In this exercise, return the whole listing exactly, excluding any images.

# start of SUPPLIED DATA

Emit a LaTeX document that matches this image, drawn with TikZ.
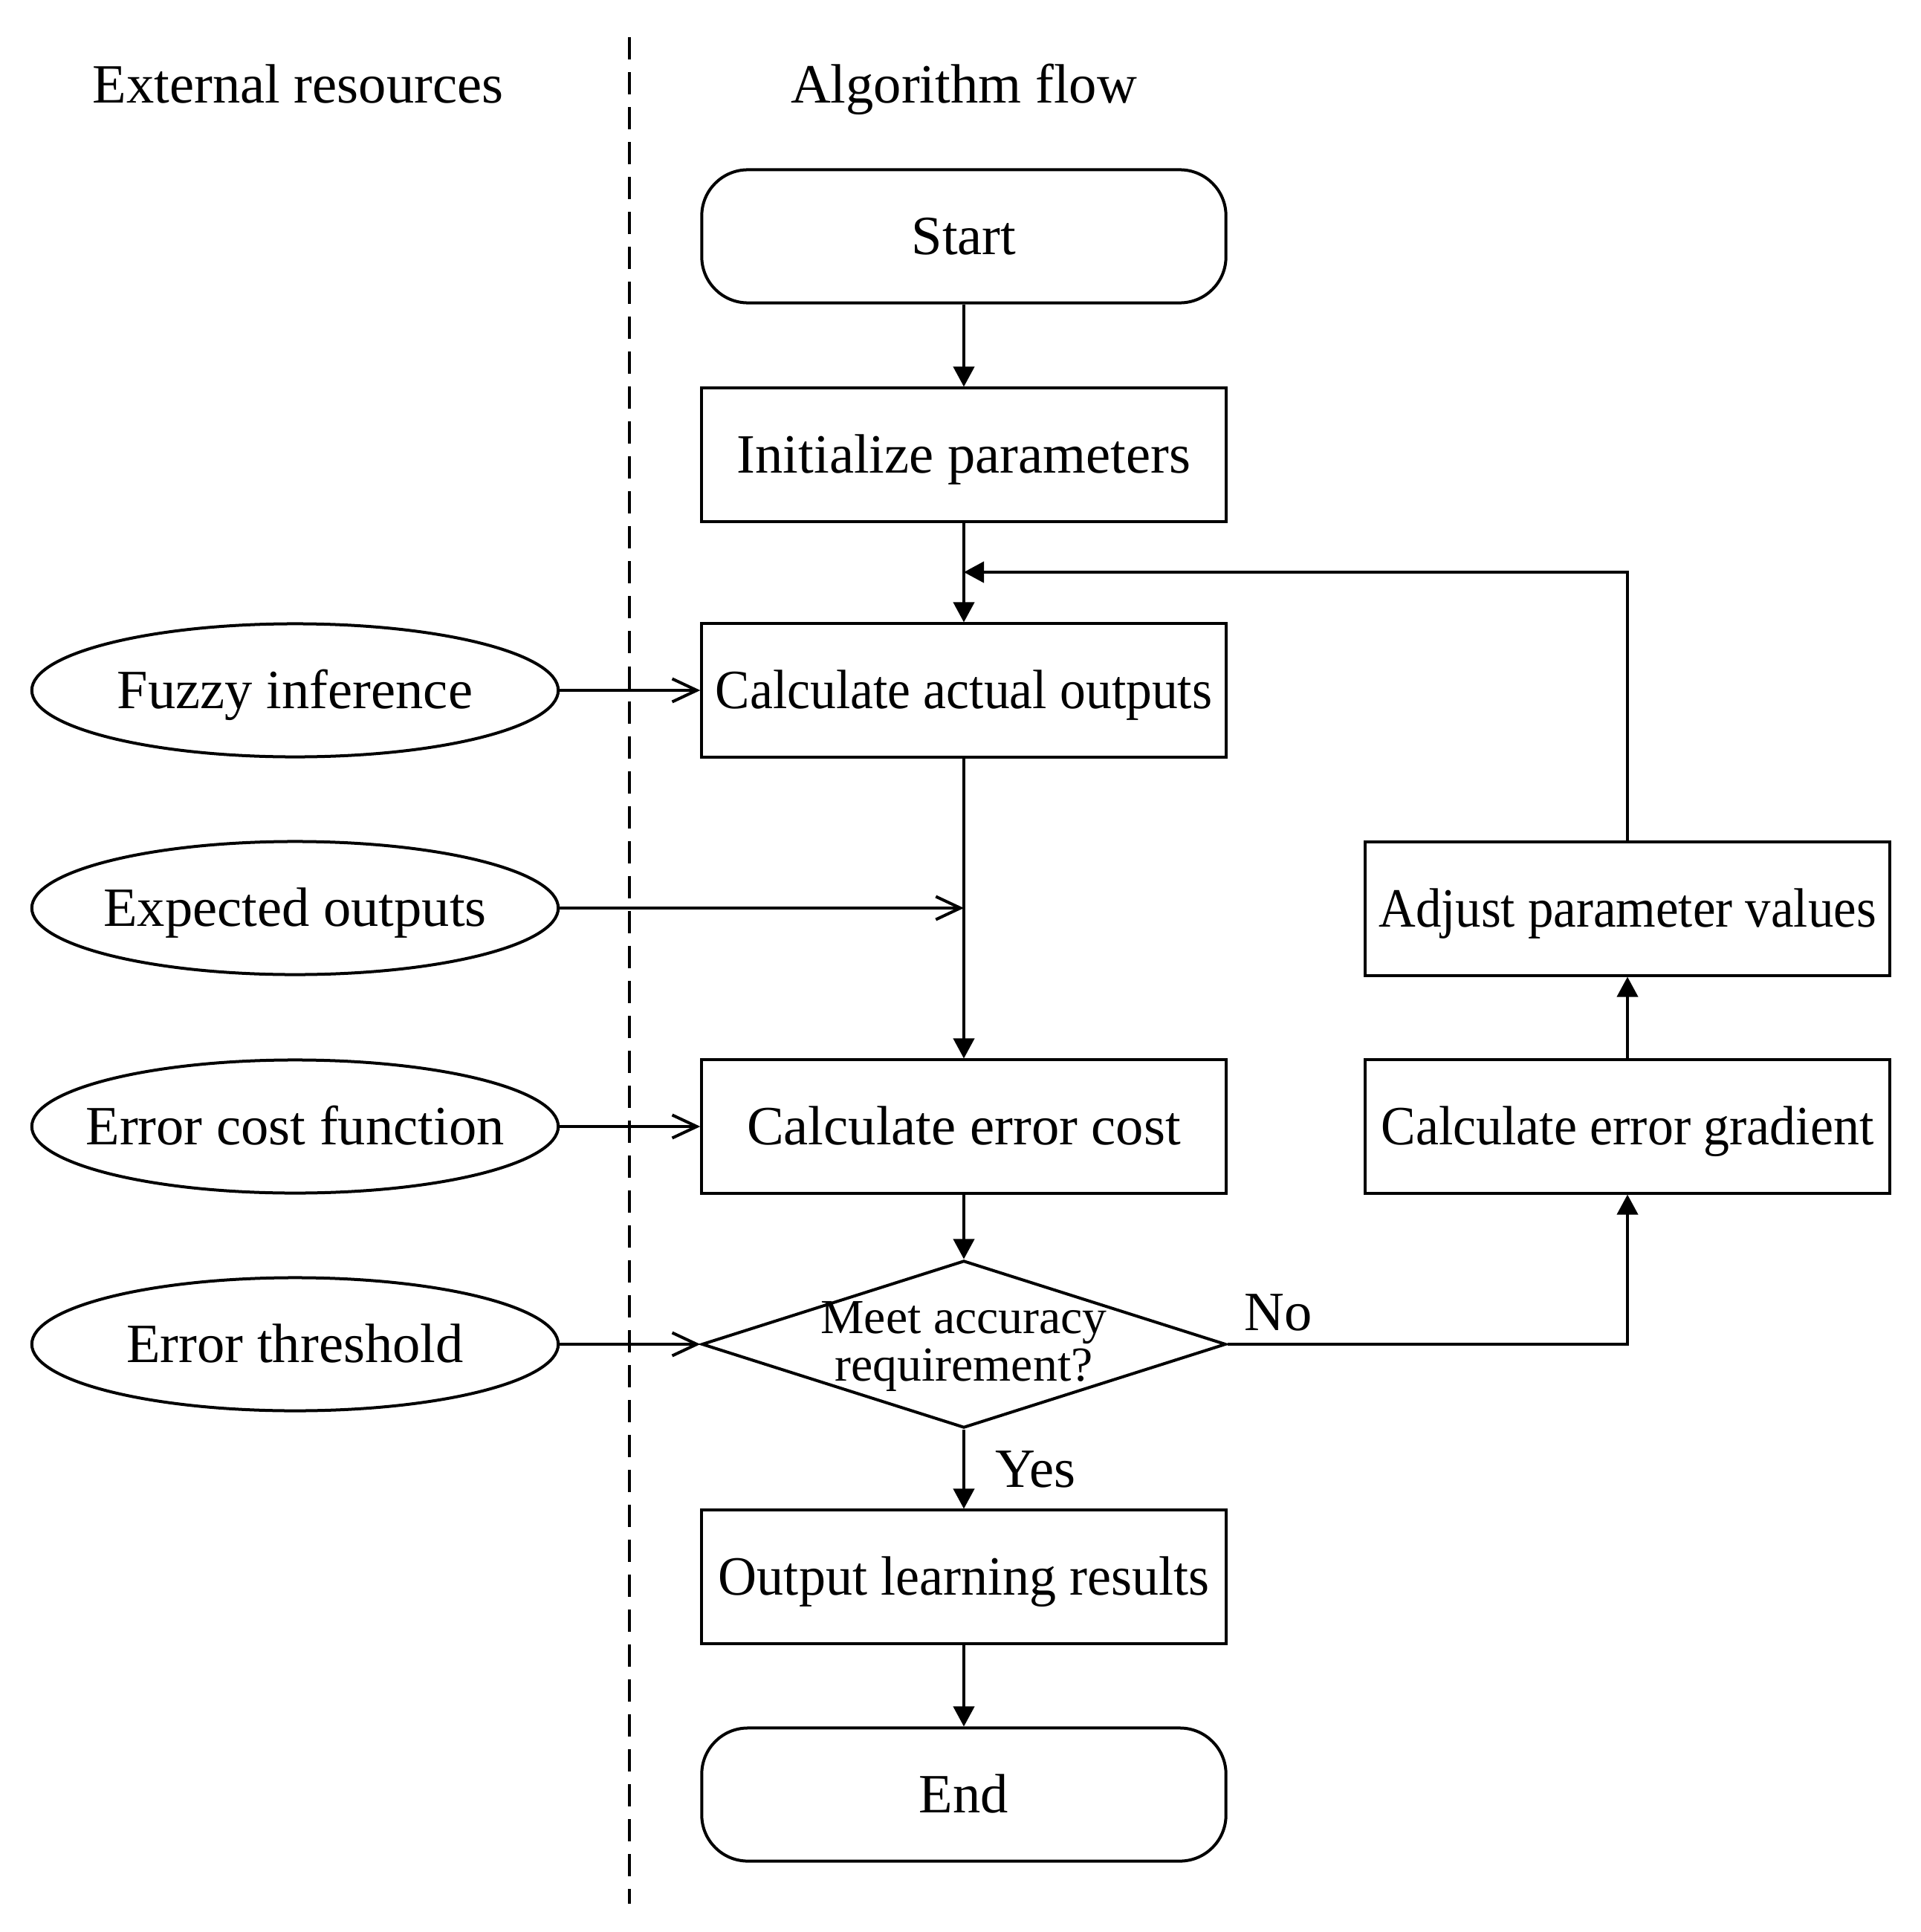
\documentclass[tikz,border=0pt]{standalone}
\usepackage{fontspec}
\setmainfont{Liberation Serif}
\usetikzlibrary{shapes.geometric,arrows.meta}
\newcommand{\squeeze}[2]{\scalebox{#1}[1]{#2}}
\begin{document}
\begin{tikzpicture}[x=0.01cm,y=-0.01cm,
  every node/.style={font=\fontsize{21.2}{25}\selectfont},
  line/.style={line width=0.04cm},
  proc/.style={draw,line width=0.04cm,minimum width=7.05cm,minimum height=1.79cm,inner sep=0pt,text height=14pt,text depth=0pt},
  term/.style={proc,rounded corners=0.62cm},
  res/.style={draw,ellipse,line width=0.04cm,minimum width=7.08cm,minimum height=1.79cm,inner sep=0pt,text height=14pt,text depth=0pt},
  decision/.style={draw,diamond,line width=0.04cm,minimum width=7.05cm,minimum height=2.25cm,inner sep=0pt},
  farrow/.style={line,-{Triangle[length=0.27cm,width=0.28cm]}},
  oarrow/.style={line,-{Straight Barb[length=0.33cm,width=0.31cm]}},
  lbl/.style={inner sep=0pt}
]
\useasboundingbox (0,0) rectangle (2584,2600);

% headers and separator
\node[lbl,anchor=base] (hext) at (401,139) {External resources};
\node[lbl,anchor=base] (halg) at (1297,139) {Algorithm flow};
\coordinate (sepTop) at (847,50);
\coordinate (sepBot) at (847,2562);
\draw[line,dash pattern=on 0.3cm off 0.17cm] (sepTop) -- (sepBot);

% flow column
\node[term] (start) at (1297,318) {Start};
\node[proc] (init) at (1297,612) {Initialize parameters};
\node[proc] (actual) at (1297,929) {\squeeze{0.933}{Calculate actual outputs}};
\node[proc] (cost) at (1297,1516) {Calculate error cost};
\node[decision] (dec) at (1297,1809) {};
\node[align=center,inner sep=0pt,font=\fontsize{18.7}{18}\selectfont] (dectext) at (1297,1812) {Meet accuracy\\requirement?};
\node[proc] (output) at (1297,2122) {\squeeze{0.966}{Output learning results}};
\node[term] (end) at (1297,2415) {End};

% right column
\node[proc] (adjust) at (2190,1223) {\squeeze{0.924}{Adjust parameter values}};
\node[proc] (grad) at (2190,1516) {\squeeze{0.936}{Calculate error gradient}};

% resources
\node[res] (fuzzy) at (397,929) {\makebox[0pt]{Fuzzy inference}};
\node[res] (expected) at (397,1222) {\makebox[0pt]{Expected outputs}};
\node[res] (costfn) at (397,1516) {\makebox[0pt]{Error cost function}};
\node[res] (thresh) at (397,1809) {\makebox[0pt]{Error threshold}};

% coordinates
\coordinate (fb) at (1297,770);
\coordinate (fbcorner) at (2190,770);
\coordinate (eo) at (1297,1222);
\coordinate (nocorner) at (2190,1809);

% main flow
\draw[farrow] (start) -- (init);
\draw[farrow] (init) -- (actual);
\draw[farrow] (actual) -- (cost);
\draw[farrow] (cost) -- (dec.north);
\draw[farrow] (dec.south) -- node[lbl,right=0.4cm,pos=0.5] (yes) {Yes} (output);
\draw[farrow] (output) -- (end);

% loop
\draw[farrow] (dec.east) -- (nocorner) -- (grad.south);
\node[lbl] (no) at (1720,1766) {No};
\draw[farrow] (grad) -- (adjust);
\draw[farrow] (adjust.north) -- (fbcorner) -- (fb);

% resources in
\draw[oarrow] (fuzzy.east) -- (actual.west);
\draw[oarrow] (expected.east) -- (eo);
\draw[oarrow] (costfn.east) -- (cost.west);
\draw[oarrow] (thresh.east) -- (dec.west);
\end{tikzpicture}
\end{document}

# end of SUPPLIED DATA

> [RESPONSE]:
Emit a LaTeX document that matches this image, drawn with TikZ.
\documentclass[tikz,border=0pt]{standalone}
\usepackage{fontspec}
\setmainfont{Liberation Serif}
\usetikzlibrary{shapes.geometric,arrows.meta}
\newcommand{\squeeze}[2]{\scalebox{#1}[1]{#2}}
\begin{document}
\begin{tikzpicture}[x=0.01cm,y=-0.01cm,
  every node/.style={font=\fontsize{21.2}{25}\selectfont},
  line/.style={line width=0.04cm},
  proc/.style={draw,line width=0.04cm,minimum width=7.05cm,minimum height=1.79cm,inner sep=0pt,text height=14pt,text depth=0pt},
  term/.style={proc,rounded corners=0.62cm},
  res/.style={draw,ellipse,line width=0.04cm,minimum width=7.08cm,minimum height=1.79cm,inner sep=0pt,text height=14pt,text depth=0pt},
  decision/.style={draw,diamond,line width=0.04cm,minimum width=7.05cm,minimum height=2.25cm,inner sep=0pt},
  farrow/.style={line,-{Triangle[length=0.27cm,width=0.28cm]}},
  oarrow/.style={line,-{Straight Barb[length=0.33cm,width=0.31cm]}},
  lbl/.style={inner sep=0pt}
]
\useasboundingbox (0,0) rectangle (2584,2600);

% headers and separator
\node[lbl,anchor=base] (hext) at (401,139) {External resources};
\node[lbl,anchor=base] (halg) at (1297,139) {Algorithm flow};
\coordinate (sepTop) at (847,50);
\coordinate (sepBot) at (847,2562);
\draw[line,dash pattern=on 0.3cm off 0.17cm] (sepTop) -- (sepBot);

% flow column
\node[term] (start) at (1297,318) {Start};
\node[proc] (init) at (1297,612) {Initialize parameters};
\node[proc] (actual) at (1297,929) {\squeeze{0.933}{Calculate actual outputs}};
\node[proc] (cost) at (1297,1516) {Calculate error cost};
\node[decision] (dec) at (1297,1809) {};
\node[align=center,inner sep=0pt,font=\fontsize{18.7}{18}\selectfont] (dectext) at (1297,1812) {Meet accuracy\\requirement?};
\node[proc] (output) at (1297,2122) {\squeeze{0.966}{Output learning results}};
\node[term] (end) at (1297,2415) {End};

% right column
\node[proc] (adjust) at (2190,1223) {\squeeze{0.924}{Adjust parameter values}};
\node[proc] (grad) at (2190,1516) {\squeeze{0.936}{Calculate error gradient}};

% resources
\node[res] (fuzzy) at (397,929) {\makebox[0pt]{Fuzzy inference}};
\node[res] (expected) at (397,1222) {\makebox[0pt]{Expected outputs}};
\node[res] (costfn) at (397,1516) {\makebox[0pt]{Error cost function}};
\node[res] (thresh) at (397,1809) {\makebox[0pt]{Error threshold}};

% coordinates
\coordinate (fb) at (1297,770);
\coordinate (fbcorner) at (2190,770);
\coordinate (eo) at (1297,1222);
\coordinate (nocorner) at (2190,1809);

% main flow
\draw[farrow] (start) -- (init);
\draw[farrow] (init) -- (actual);
\draw[farrow] (actual) -- (cost);
\draw[farrow] (cost) -- (dec.north);
\draw[farrow] (dec.south) -- node[lbl,right=0.4cm,pos=0.5] (yes) {Yes} (output);
\draw[farrow] (output) -- (end);

% loop
\draw[farrow] (dec.east) -- (nocorner) -- (grad.south);
\node[lbl] (no) at (1720,1766) {No};
\draw[farrow] (grad) -- (adjust);
\draw[farrow] (adjust.north) -- (fbcorner) -- (fb);

% resources in
\draw[oarrow] (fuzzy.east) -- (actual.west);
\draw[oarrow] (expected.east) -- (eo);
\draw[oarrow] (costfn.east) -- (cost.west);
\draw[oarrow] (thresh.east) -- (dec.west);
\end{tikzpicture}
\end{document}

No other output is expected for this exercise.